Written by: Keith Tully
New laws being introduced this week mean anyone who loses their job having been furloughed by their employers is entitled to claim full redundancy payments.
The rules should ensure that people being laid off are given statutory redundancy pay in line with what they were earning prior to being furloughed rather that what their salary has been reduced to more recently.
Many employers will have little choice but to reduce the scale of their workforces in the coming weeks as the government’s Coronavirus Job Retention Scheme is scaled back and eventually closed entirely between August and the end of October.
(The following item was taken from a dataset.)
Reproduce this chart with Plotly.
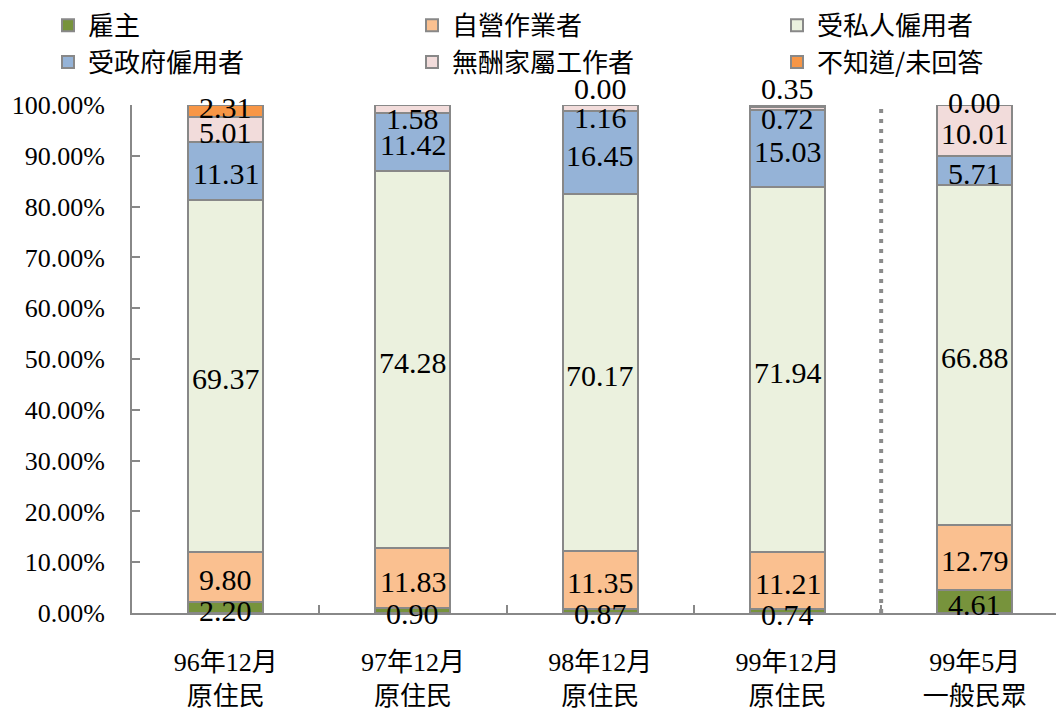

The government says that while most businesses could be trusted to “do right by their employees” and provide redundancy packages based on normal pay levels, some may have been intending to leave some members of their staff short changed.
Legislation detailing the new rules on the issue come into force from July 31st but will only apply to employees with more than two years of continuous service behind them.
Nonetheless, the government has said it expects the new laws to provide some reassurance to a significant number of people who might have been worried about what kind of payments they’d be entitled to if they do lose their job in the coming weeks.
“We urge employers to do everything they can to avoid making redundancies, but where this is unavoidable it is important that employees receive the payments they are rightly entitled to,” said Alok Sharma, business secretary.
“New laws coming into force today will ensure furloughed workers are not short-changed if they are ever made redundant – providing some reassurance for workers and their families during this challenging time.”
Around 9.5 million jobs are understood to have been supported by the Coronavirus Job Retention Scheme since March and some organisations have been calling for the initiative to remain in place beyond the end of October.
Indeed, the thinktank NIESR (the National Institute of Economic and Social Research) has said that winding down the furlough scheme would be a “mistake” that could cost the UK more than 1.2 million jobs by Christmas.